REQUEST.
Copy out the material below in full, but not its images.

DATASET SECTION.
========================================================================
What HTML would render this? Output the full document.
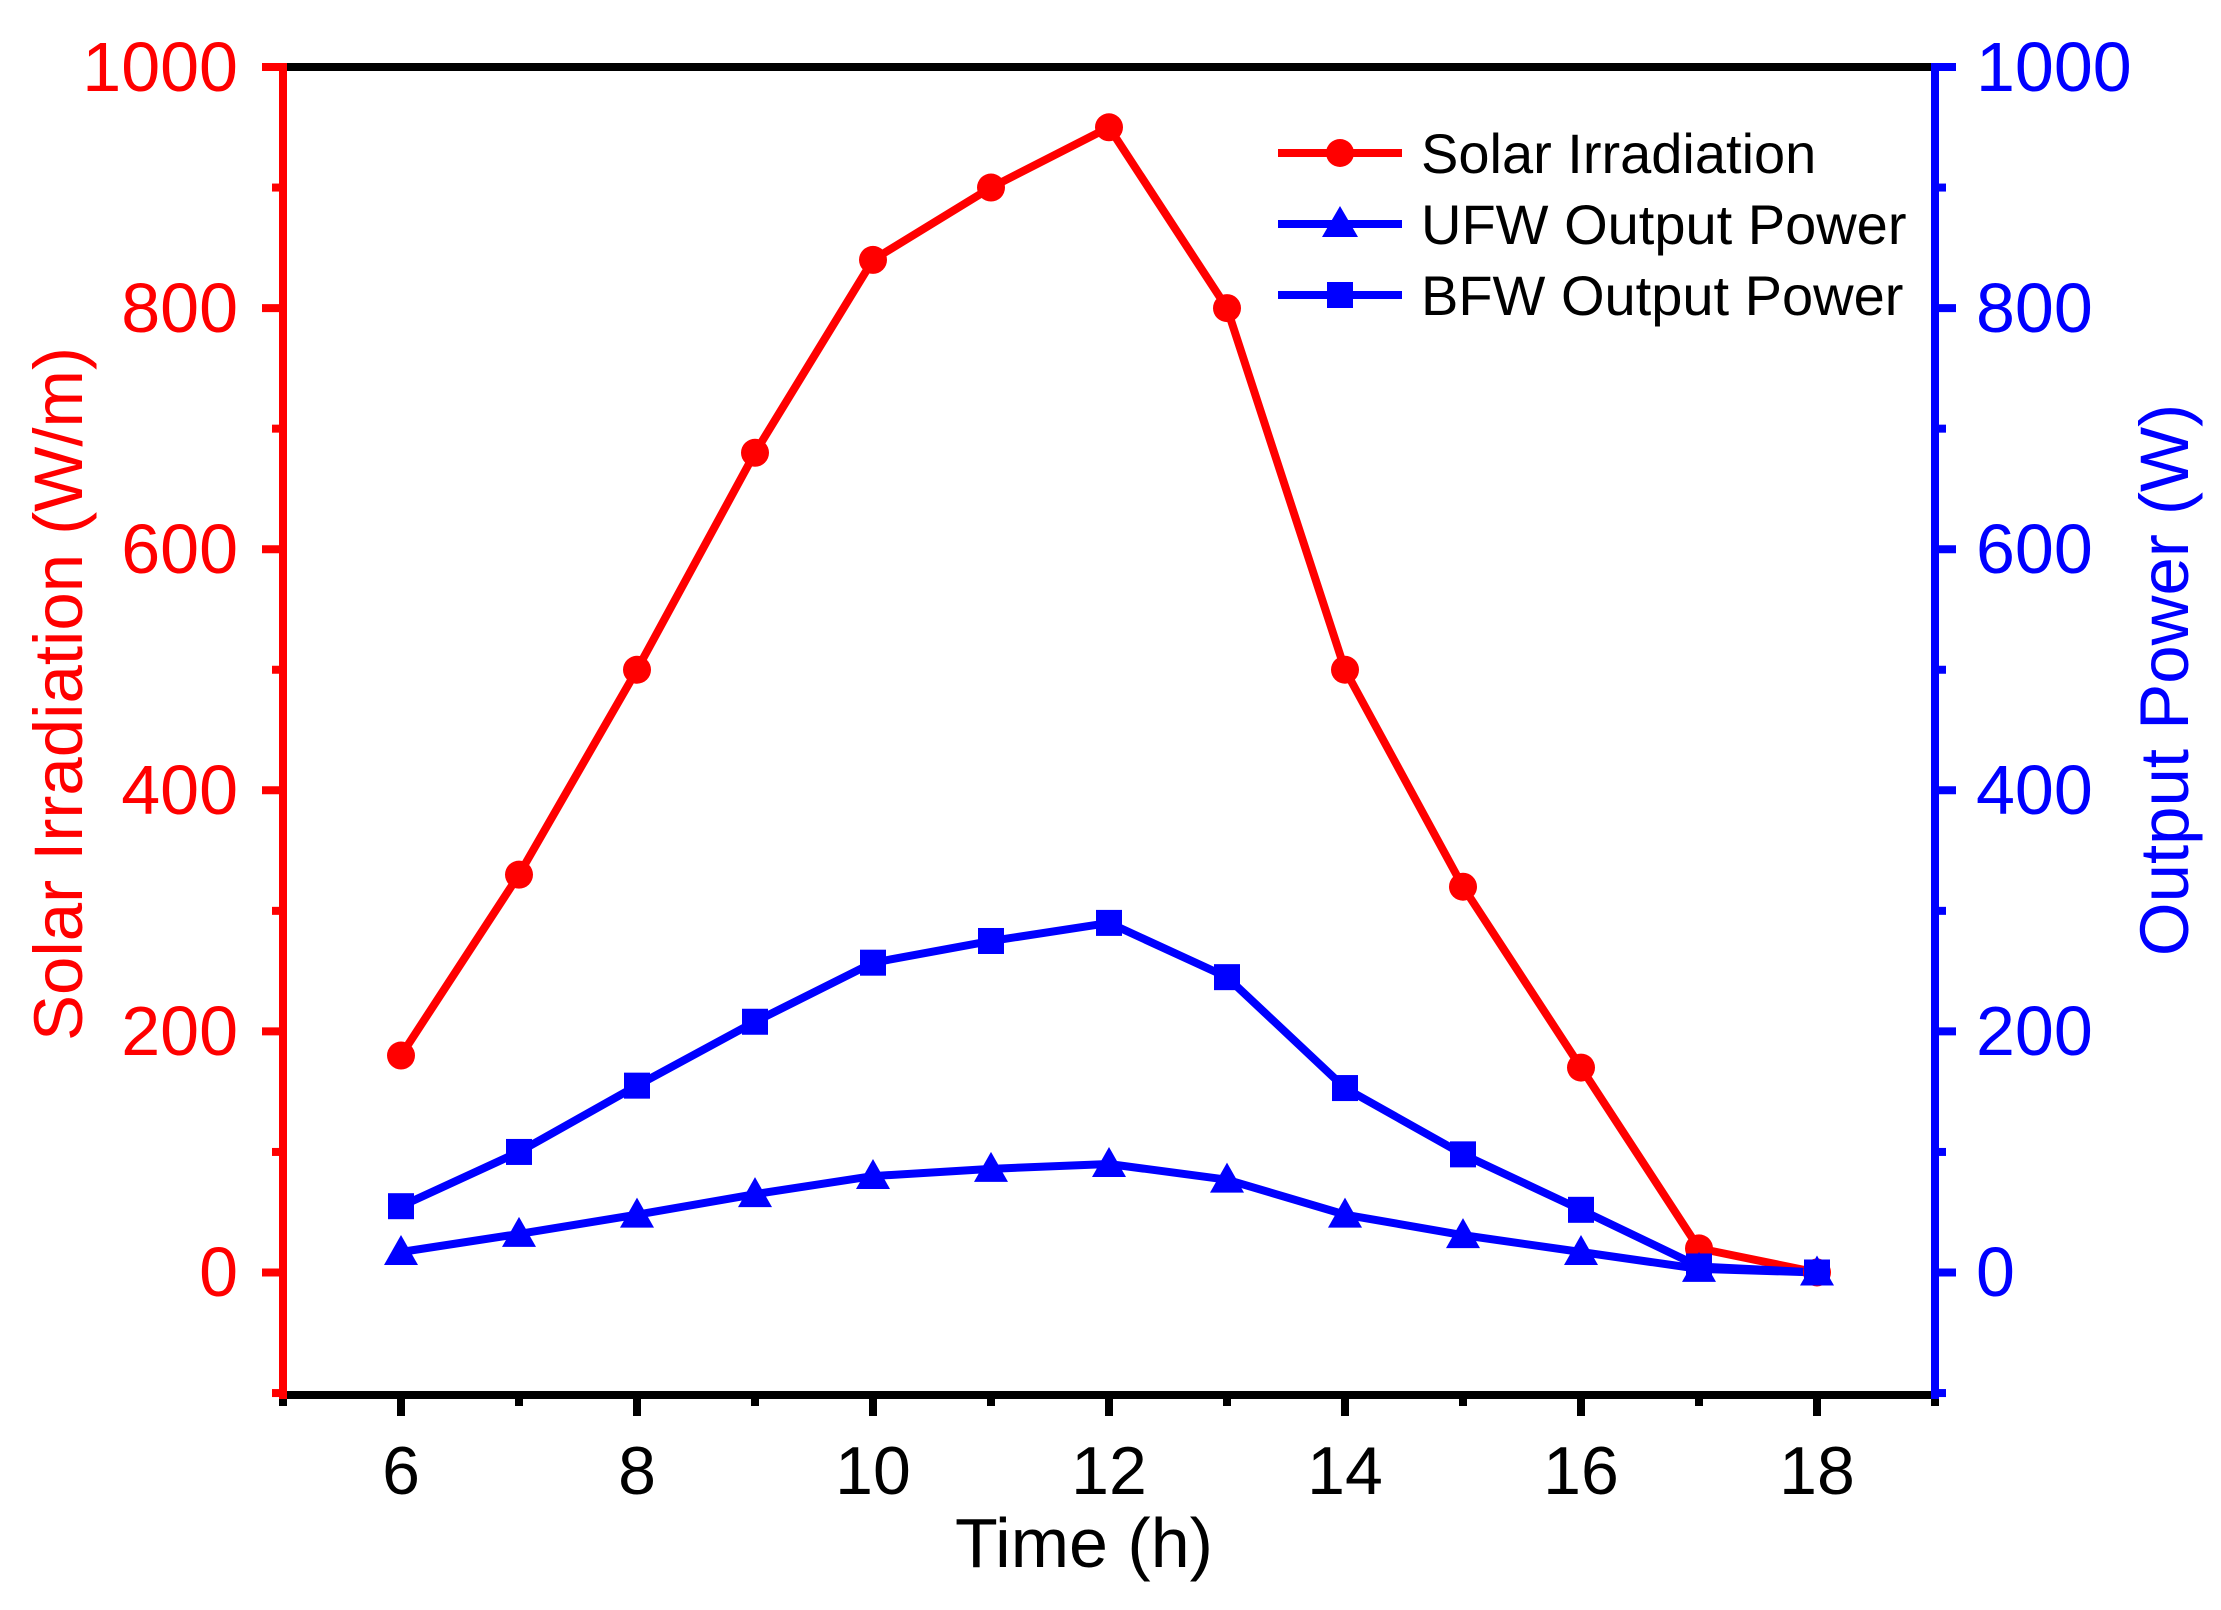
<!DOCTYPE html>
<html><head><meta charset="utf-8"><style>
html,body{margin:0;padding:0;background:#fff;}
svg{display:block;}
text{font-family:"Liberation Sans",Arial,sans-serif;}
</style></head><body>
<svg id="s" width="2221" height="1610" viewBox="0 0 2221 1610" xmlns="http://www.w3.org/2000/svg">
<rect width="2221" height="1610" fill="#fff"/>
<g id="data"></g>
<line x1="283" y1="67" x2="1935" y2="67" stroke="#000" stroke-width="8"/>
<line x1="283" y1="1395" x2="1935" y2="1395" stroke="#000" stroke-width="8"/>
<g id="ticks"></g>
<line x1="283" y1="63" x2="283" y2="1399" stroke="#f00" stroke-width="8"/>
<line x1="1935" y1="63" x2="1935" y2="1399" stroke="#00f" stroke-width="8"/>
<g font-size="70" fill="#f00" text-anchor="end">
<text x="238" y="91">1000</text>
<text x="238" y="332">800</text>
<text x="238" y="573">600</text>
<text x="238" y="814">400</text>
<text x="238" y="1055">200</text>
<text x="238" y="1296">0</text>
</g>
<g font-size="70" fill="#00f" text-anchor="start">
<text x="1976" y="91">1000</text>
<text x="1976" y="332">800</text>
<text x="1976" y="573">600</text>
<text x="1976" y="814">400</text>
<text x="1976" y="1055">200</text>
<text x="1976" y="1296">0</text>
</g>
<g font-size="68" fill="#000" text-anchor="middle">
<text x="401" y="1494">6</text>
<text x="637" y="1494">8</text>
<text x="873" y="1494">10</text>
<text x="1109" y="1494">12</text>
<text x="1345" y="1494">14</text>
<text x="1581" y="1494">16</text>
<text x="1817" y="1494">18</text>
<text x="1084" y="1567" font-size="70">Time (h)</text>
</g>
<text transform="translate(82,694) rotate(-90)" font-size="69" fill="#f00" text-anchor="middle">Solar Irradiation (W/m)</text>
<text transform="translate(2188,680) rotate(-90)" font-size="69" fill="#00f" text-anchor="middle">Output Power (W)</text>
<line x1="1278" y1="153" x2="1402" y2="153" stroke="#f00" stroke-width="8"/>
<circle cx="1340" cy="153" r="14" fill="#f00"/>
<line x1="1278" y1="224" x2="1402" y2="224" stroke="#00f" stroke-width="8"/>
<polygon points="1340,206 1358,237 1322,237" fill="#00f"/>
<line x1="1278" y1="295" x2="1402" y2="295" stroke="#00f" stroke-width="8"/>
<rect x="1327" y="282" width="26" height="26" fill="#00f"/>
<g font-size="56" fill="#000">
<text x="1421" y="173">Solar Irradiation</text>
<text x="1421" y="244">UFW Output Power</text>
<text x="1421" y="315">BFW Output Power</text>
</g>
</svg>
<script>
(function(){
var NS="http://www.w3.org/2000/svg";
function X(t){return 283+(t-5)*118;}
function Y(v){return 67+(1000-v)*1.2055;}
function el(n,a,p){var e=document.createElementNS(NS,n);for(var k in a)e.setAttribute(k,a[k]);p.appendChild(e);return e;}
var tk=document.getElementById('ticks');
for(var v=-100;v<=1000;v+=100){var maj=(v%200===0);var y=Y(v);
 el('line',{x1:283-(maj?21:11),y1:y,x2:283,y2:y,stroke:'#f00','stroke-width':8},tk);
 el('line',{x1:1935,y1:y,x2:1935+(maj?21:11),y2:y,stroke:'#00f','stroke-width':8},tk);}
for(var t=5;t<=19;t++){var maj=(t%2===0);var x=X(t);
 el('line',{x1:x,y1:1395,x2:x,y2:1395+(maj?21:11),stroke:'#000','stroke-width':8},tk);}
var d=document.getElementById('data');
var T=[6,7,8,9,10,11,12,13,14,15,16,17,18];
var S=[180,330,500,680,840,900,950,800,500,320,170,20,0];
var B=[55,100,155,208,257,275,290,245,153,98,52,5,0];
var U=[17,32,48,65,80,86,90,77,48,31,17,3,0];
function pl(a,c){var p=T.map(function(t,i){return X(t)+','+Y(a[i]);}).join(' ');
 el('polyline',{points:p,fill:'none',stroke:c,'stroke-width':8,'stroke-linejoin':'round'},d);}
pl(S,'#f00');pl(B,'#00f');pl(U,'#00f');
T.forEach(function(t,i){var x=X(t);
 el('circle',{cx:x,cy:Y(S[i]),r:14,fill:'#f00'},d);
 el('rect',{x:x-13,y:Y(B[i])-13,width:26,height:26,fill:'#00f'},d);
 var y=Y(U[i]);el('polygon',{points:x+','+(y-17)+' '+(x+17)+','+(y+13)+' '+(x-17)+','+(y+13),fill:'#00f'},d);});
})();
</script>
</body></html>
========================================================================
ANSWER IN FULL.
What HTML would render this? Output the full document.
<!DOCTYPE html>
<html><head><meta charset="utf-8"><style>
html,body{margin:0;padding:0;background:#fff;}
svg{display:block;}
text{font-family:"Liberation Sans",Arial,sans-serif;}
</style></head><body>
<svg id="s" width="2221" height="1610" viewBox="0 0 2221 1610" xmlns="http://www.w3.org/2000/svg">
<rect width="2221" height="1610" fill="#fff"/>
<g id="data"></g>
<line x1="283" y1="67" x2="1935" y2="67" stroke="#000" stroke-width="8"/>
<line x1="283" y1="1395" x2="1935" y2="1395" stroke="#000" stroke-width="8"/>
<g id="ticks"></g>
<line x1="283" y1="63" x2="283" y2="1399" stroke="#f00" stroke-width="8"/>
<line x1="1935" y1="63" x2="1935" y2="1399" stroke="#00f" stroke-width="8"/>
<g font-size="70" fill="#f00" text-anchor="end">
<text x="238" y="91">1000</text>
<text x="238" y="332">800</text>
<text x="238" y="573">600</text>
<text x="238" y="814">400</text>
<text x="238" y="1055">200</text>
<text x="238" y="1296">0</text>
</g>
<g font-size="70" fill="#00f" text-anchor="start">
<text x="1976" y="91">1000</text>
<text x="1976" y="332">800</text>
<text x="1976" y="573">600</text>
<text x="1976" y="814">400</text>
<text x="1976" y="1055">200</text>
<text x="1976" y="1296">0</text>
</g>
<g font-size="68" fill="#000" text-anchor="middle">
<text x="401" y="1494">6</text>
<text x="637" y="1494">8</text>
<text x="873" y="1494">10</text>
<text x="1109" y="1494">12</text>
<text x="1345" y="1494">14</text>
<text x="1581" y="1494">16</text>
<text x="1817" y="1494">18</text>
<text x="1084" y="1567" font-size="70">Time (h)</text>
</g>
<text transform="translate(82,694) rotate(-90)" font-size="69" fill="#f00" text-anchor="middle">Solar Irradiation (W/m)</text>
<text transform="translate(2188,680) rotate(-90)" font-size="69" fill="#00f" text-anchor="middle">Output Power (W)</text>
<line x1="1278" y1="153" x2="1402" y2="153" stroke="#f00" stroke-width="8"/>
<circle cx="1340" cy="153" r="14" fill="#f00"/>
<line x1="1278" y1="224" x2="1402" y2="224" stroke="#00f" stroke-width="8"/>
<polygon points="1340,206 1358,237 1322,237" fill="#00f"/>
<line x1="1278" y1="295" x2="1402" y2="295" stroke="#00f" stroke-width="8"/>
<rect x="1327" y="282" width="26" height="26" fill="#00f"/>
<g font-size="56" fill="#000">
<text x="1421" y="173">Solar Irradiation</text>
<text x="1421" y="244">UFW Output Power</text>
<text x="1421" y="315">BFW Output Power</text>
</g>
</svg>
<script>
(function(){
var NS="http://www.w3.org/2000/svg";
function X(t){return 283+(t-5)*118;}
function Y(v){return 67+(1000-v)*1.2055;}
function el(n,a,p){var e=document.createElementNS(NS,n);for(var k in a)e.setAttribute(k,a[k]);p.appendChild(e);return e;}
var tk=document.getElementById('ticks');
for(var v=-100;v<=1000;v+=100){var maj=(v%200===0);var y=Y(v);
 el('line',{x1:283-(maj?21:11),y1:y,x2:283,y2:y,stroke:'#f00','stroke-width':8},tk);
 el('line',{x1:1935,y1:y,x2:1935+(maj?21:11),y2:y,stroke:'#00f','stroke-width':8},tk);}
for(var t=5;t<=19;t++){var maj=(t%2===0);var x=X(t);
 el('line',{x1:x,y1:1395,x2:x,y2:1395+(maj?21:11),stroke:'#000','stroke-width':8},tk);}
var d=document.getElementById('data');
var T=[6,7,8,9,10,11,12,13,14,15,16,17,18];
var S=[180,330,500,680,840,900,950,800,500,320,170,20,0];
var B=[55,100,155,208,257,275,290,245,153,98,52,5,0];
var U=[17,32,48,65,80,86,90,77,48,31,17,3,0];
function pl(a,c){var p=T.map(function(t,i){return X(t)+','+Y(a[i]);}).join(' ');
 el('polyline',{points:p,fill:'none',stroke:c,'stroke-width':8,'stroke-linejoin':'round'},d);}
pl(S,'#f00');pl(B,'#00f');pl(U,'#00f');
T.forEach(function(t,i){var x=X(t);
 el('circle',{cx:x,cy:Y(S[i]),r:14,fill:'#f00'},d);
 el('rect',{x:x-13,y:Y(B[i])-13,width:26,height:26,fill:'#00f'},d);
 var y=Y(U[i]);el('polygon',{points:x+','+(y-17)+' '+(x+17)+','+(y+13)+' '+(x-17)+','+(y+13),fill:'#00f'},d);});
})();
</script>
</body></html>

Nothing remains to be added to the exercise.